We have been outcasts. We have been kicked out of home, fired, jailed, discriminated against, bashed, and murdered. And yet, we have been unstoppable.
Trans and non-binary people, especially those who aren’t white, still suffer more than almost anyone in society. I stood with some of them as some people on stage that day spoke about marriage equality being the ‘final hurdle’ that our community had left to achieve. It wasn’t. It isn’t. A week after the announcement was 2017’s Transgender Day of Remembrance, a day of reflecting on anti-transgender violence, and the people we have lost. As cisgender queer people, we have been guilty of leaving this part of our community behind – we, the ones who should know better and do better. And yet, despite enduring the worst abuse throughout the survey period, despite parts of our community throwing them under the bus in order to gain marriage equality, many continued to fight with us, and still stand with us. Even though at times it must feel as though they are fighting against everyone, they persist.

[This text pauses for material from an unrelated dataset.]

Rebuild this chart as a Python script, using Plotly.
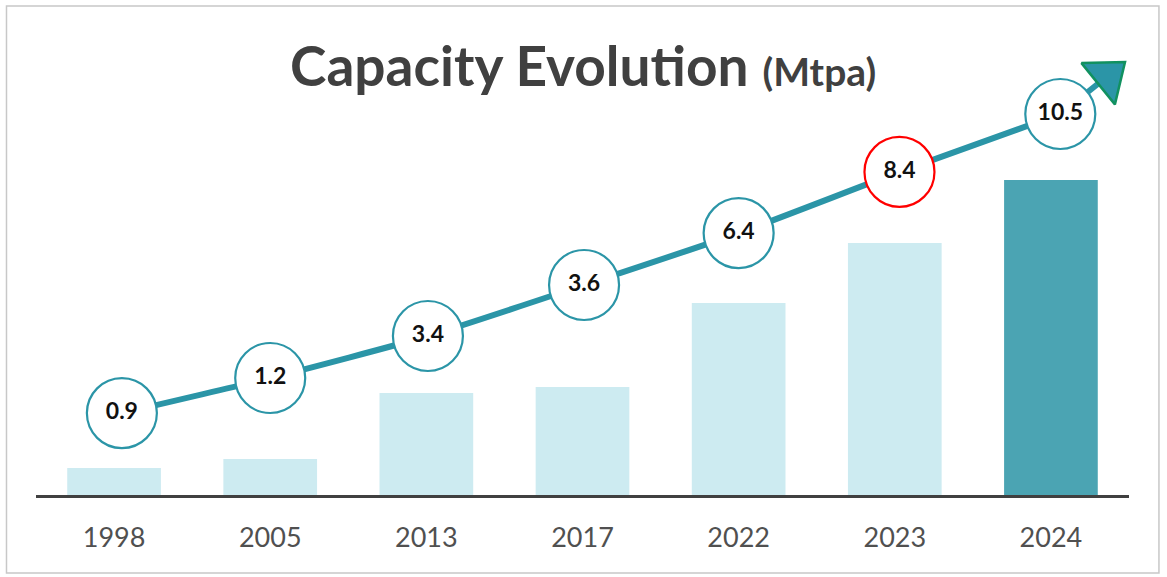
import plotly.graph_objects as go

years = ["1998", "2005", "2013", "2017", "2022", "2023", "2024"]
capacity = [0.9, 1.2, 3.4, 3.6, 6.4, 8.4, 10.5]
labels = ["0.9", "1.2", "3.4", "3.6", "6.4", "8.4", "10.5"]
# decorative trend arrow path (in axis units)
trend_x = [0.05, 1.0, 2.01, 3.01, 4.0, 5.03, 6.06]
trend_level = [2.73, 3.9, 5.3, 7.0, 8.73, 10.77, 12.7]
arrow_tip = (6.36, 13.95)

idx = list(range(len(years)))
light = "#CDEBF1"
dark = "#4BA4B3"
teal = "#2B95A7"

bar_colors = [light] * (len(years) - 1) + [dark]
ring_colors = [teal] * len(years)
ring_colors[5] = "#FF0000"

fig = go.Figure()
fig.add_trace(go.Bar(x=idx, y=capacity, width=0.6, marker=dict(color=bar_colors, line=dict(width=0)),
                     hoverinfo="skip"))
# arrow shaft
fig.add_trace(go.Scatter(x=[trend_x[-1], arrow_tip[0]], y=[trend_level[-1], arrow_tip[1]], mode="lines",
                         line=dict(color=teal, width=6), hoverinfo="skip"))
fig.add_trace(go.Scatter(x=trend_x, y=trend_level, mode="lines",
                         line=dict(color=teal, width=6, shape="spline", smoothing=0.6), hoverinfo="skip"))
# arrow head
fig.add_trace(go.Scatter(x=[arrow_tip[0]], y=[arrow_tip[1]], mode="markers",
                         marker=dict(symbol="triangle-up", size=46, angle=51, color=teal,
                                     line=dict(color="#119160", width=2.5)), hoverinfo="skip"))
# label rings
fig.add_trace(go.Scatter(x=trend_x, y=trend_level, mode="markers+text", text=labels,
                         textfont=dict(family="Lato", size=23, color="#111111", weight="bold"),
                         textposition="middle center",
                         marker=dict(size=70, color="white", line=dict(color=ring_colors, width=2.2)),
                         hoverinfo="skip"))

fig.add_annotation(xref="paper", yref="paper", x=0.5, y=0.905, xanchor="center", yanchor="middle",
                   showarrow=False,
                   text="<b>Capacity Evolution</b> <b><span style='font-size:39px'>(Mtpa)</span></b>",
                   font=dict(family="Lato", size=55, color="#404040"))

fig.add_shape(type="rect", xref="paper", yref="paper", x0=-0.027, x1=1.0274, y0=-0.164, y1=1.0295,
              line=dict(color="#C8C8C8", width=1.5), fillcolor="rgba(0,0,0,0)", layer="below")

fig.update_layout(
    width=1167, height=577,
    margin=dict(l=36, r=38, t=20, b=82),
    paper_bgcolor="white", plot_bgcolor="white",
    showlegend=False, bargap=0.4,
    xaxis=dict(range=[-0.5, 6.5], tickvals=idx, ticktext=years, showgrid=False, zeroline=False,
               showline=True, linecolor="#404040", linewidth=3, ticks="",
               tickfont=dict(family="Lato", size=27, color="#505050"), ticklabelstandoff=17),
    yaxis=dict(range=[0, 475 / 30], visible=False, showgrid=False, zeroline=False),
)
fig.write_html("out.html", config={"displayModeBar": False},
               post_script="document.body.style.margin='0';document.body.style.padding='0';")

And we will all keep persisting, I hope, together. Since the announcement, the phobic rhetoric, the violence, the threats, it has not ended. It has ramped up. And it probably won’t stop. But the LGBTQI community has gone through hell, and fought against every obstacle imaginable, in order to change minds and laws. All of it just to live as we want to live. And we’ll keep going. Hearing that announcement in the park wasn’t the end of our fight; it was just another occasion that marks the miracle of us.